Exercise directions = Omit every picture and return the rest of the data unaltered.
═══ Provided data
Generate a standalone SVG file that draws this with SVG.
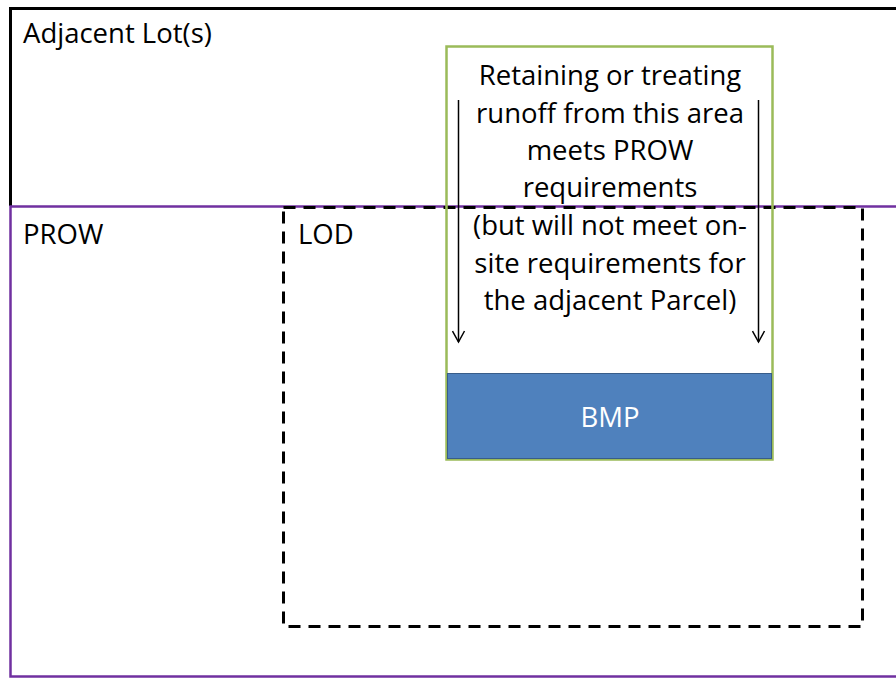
<svg xmlns="http://www.w3.org/2000/svg" width="896" height="679" viewBox="0 0 896 679">
<style>
.t{font-family:"Open Sans","Noto Sans","Liberation Sans",sans-serif;font-size:27.5px;fill:#000}
.c{text-anchor:middle}
</style>
<defs>
<marker id="ah" markerWidth="14" markerHeight="14" refX="12" refY="7" orient="auto" markerUnits="userSpaceOnUse" viewBox="0 0 14 14">
<path d="M1,1 L12,7 L1,13" fill="none" stroke="#000" stroke-width="1.5"/>
</marker>
</defs>
<rect width="896" height="679" fill="#fff"/>
<g id="adjacent-lots">
<path d="M10.5,206 V8.5 H900" fill="none" stroke="#000" stroke-width="3"/>
<text class="t" x="23" y="43">Adjacent Lot(s)</text>
</g>
<g id="prow">
<rect x="10.5" y="206.5" width="900" height="470" fill="none" stroke="#7030A0" stroke-width="2.5"/>
<text class="t" x="23" y="244">PROW</text>
</g>
<g id="lod">
<rect x="283.5" y="207.5" width="579" height="419" fill="none" stroke="#000" stroke-width="3" stroke-dasharray="12 8"/>
<text class="t" x="298" y="244">LOD</text>
</g>
<g id="area">
<rect x="446.5" y="46.5" width="326" height="413" fill="none" stroke="#9BBB59" stroke-width="2.5"/>
<text class="t c" x="610" y="85">Retaining or treating</text>
<text class="t c" x="610" y="123">runoff from this area</text>
<text class="t c" x="610" y="160">meets PROW</text>
<text class="t c" x="610" y="197">requirements</text>
<text class="t c" x="610" y="235">(but will not meet on-</text>
<text class="t c" x="610" y="273">site requirements for</text>
<text class="t c" x="610" y="310">the adjacent Parcel)</text>
</g>
<g id="bmp">
<rect x="447.5" y="373.5" width="324" height="85" fill="#4F81BD" stroke="#385D8A" stroke-width="1"/>
<text class="t c" x="610" y="427" style="fill:#fff">BMP</text>
</g>
<g id="connectors">
<line x1="458.5" y1="100" x2="458.5" y2="342" stroke="#000" stroke-width="1.5" marker-end="url(#ah)"/>
<line x1="758.5" y1="100" x2="758.5" y2="342" stroke="#000" stroke-width="1.5" marker-end="url(#ah)"/>
</g>
</svg>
══════
Full solution =
Generate a standalone SVG file that draws this with SVG.
<svg xmlns="http://www.w3.org/2000/svg" width="896" height="679" viewBox="0 0 896 679">
<style>
.t{font-family:"Open Sans","Noto Sans","Liberation Sans",sans-serif;font-size:27.5px;fill:#000}
.c{text-anchor:middle}
</style>
<defs>
<marker id="ah" markerWidth="14" markerHeight="14" refX="12" refY="7" orient="auto" markerUnits="userSpaceOnUse" viewBox="0 0 14 14">
<path d="M1,1 L12,7 L1,13" fill="none" stroke="#000" stroke-width="1.5"/>
</marker>
</defs>
<rect width="896" height="679" fill="#fff"/>
<g id="adjacent-lots">
<path d="M10.5,206 V8.5 H900" fill="none" stroke="#000" stroke-width="3"/>
<text class="t" x="23" y="43">Adjacent Lot(s)</text>
</g>
<g id="prow">
<rect x="10.5" y="206.5" width="900" height="470" fill="none" stroke="#7030A0" stroke-width="2.5"/>
<text class="t" x="23" y="244">PROW</text>
</g>
<g id="lod">
<rect x="283.5" y="207.5" width="579" height="419" fill="none" stroke="#000" stroke-width="3" stroke-dasharray="12 8"/>
<text class="t" x="298" y="244">LOD</text>
</g>
<g id="area">
<rect x="446.5" y="46.5" width="326" height="413" fill="none" stroke="#9BBB59" stroke-width="2.5"/>
<text class="t c" x="610" y="85">Retaining or treating</text>
<text class="t c" x="610" y="123">runoff from this area</text>
<text class="t c" x="610" y="160">meets PROW</text>
<text class="t c" x="610" y="197">requirements</text>
<text class="t c" x="610" y="235">(but will not meet on-</text>
<text class="t c" x="610" y="273">site requirements for</text>
<text class="t c" x="610" y="310">the adjacent Parcel)</text>
</g>
<g id="bmp">
<rect x="447.5" y="373.5" width="324" height="85" fill="#4F81BD" stroke="#385D8A" stroke-width="1"/>
<text class="t c" x="610" y="427" style="fill:#fff">BMP</text>
</g>
<g id="connectors">
<line x1="458.5" y1="100" x2="458.5" y2="342" stroke="#000" stroke-width="1.5" marker-end="url(#ah)"/>
<line x1="758.5" y1="100" x2="758.5" y2="342" stroke="#000" stroke-width="1.5" marker-end="url(#ah)"/>
</g>
</svg>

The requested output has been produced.